I enjoy formulating analogies. Analogies are mental metaphors that aid in linking and clarifying ideas. According to one online dictionary, they enable comparisons based on the similarities “between like features of two things.” Lately, my thoughts have been focused on growth and change as well as judgment and fear. These feelings would appear to be at opposite ends of the spectrum, the first two emotions being productive agents of self-development while the latter two are counterproductive and discouraging. The emotional tug-of-war created by these polar opposite feelings has been a source of frustration for me but also, interestingly enough, highly intriguing. In working through these thoughts, I have been employing the use of analogies. The best analogy I could come up with to address these reoccurring feelings was that of developing a rapport, a relationship with an animal, like a horse. I am certain most English speaking people have heard of ‘falling off the horse.’ But if we have fallen off or are currently off the horse how do we get back on? What caused the fall? Is the fall necessarily a negative experience? And will the horse we eventually get back on fulfill the same roles or cover the same terrain?

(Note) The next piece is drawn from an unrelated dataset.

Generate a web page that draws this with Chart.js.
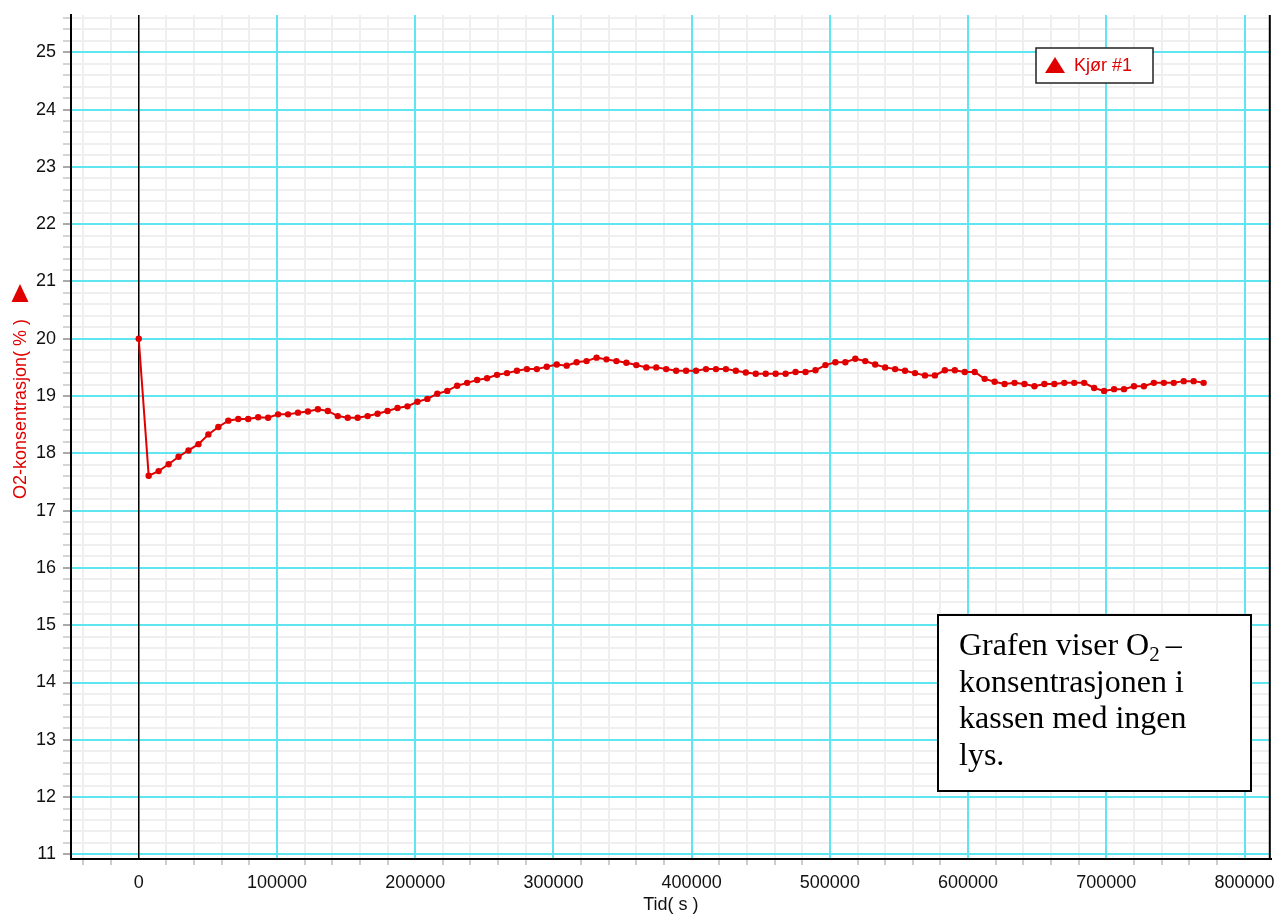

The horse in my analogy represents the things I aspire to accomplish in singing. The horse symbolizes my music dreams. Working on goals and projects, often in deliberate measured steps first acquainted me with my horse.
But then they fall. Many successful artists and musician have lapses in their creative energies and professional aspirations. They have been discouraged and uninspired. They tumbled off the horse because they lost focus as a team. It could have been caused by something unforeseen; a dip in the road or another animal suddenly appearing and spooking the horse. Or perhaps they fell off because they were preoccupied with unimportant thoughts. Is the saddle perfectly positioned? Am I holding the reins correctly? How are the other riders viewing my abilities? By being too focused on sidetracking details, they lost perspective on where they were going with their dreams. Regardless if the cause was self-doubt, unfair comparisons, unrealistic expectations or being overly concerned with the opinions of others, the connection between the rider and the horse, the singer and the dream was broken.
But how do we get back on the horse? How does one reconnect with a dream or aspiration? The rider maybe hesitant as to her ability to climb back on because she is very aware and most likely pained by their fall. The first step might be climbing on the horse and sitting there, allowing herself and the horse to ease into closer proximity to one another. The next experiences may be small and brief, a trot around the stable, for instance. These micro accomplishments might not seem like much at first. However as confidence builds, this team will be able to venture further and longer in their riding. As the comfort level builds, trust develops and the framework for collaboration and teamwork is reestablished.
I have been realizing that a dream doesn’t need to diminish. It may need to be approached differently. With a more self-aware rider, past limitations and defeating thought processes may be bypassed by establishing a reasonable and realistic pace you lead your horse. Having personally experienced this, I’ve learned to “be not afraid of growing slowly, be afraid only of standing still.”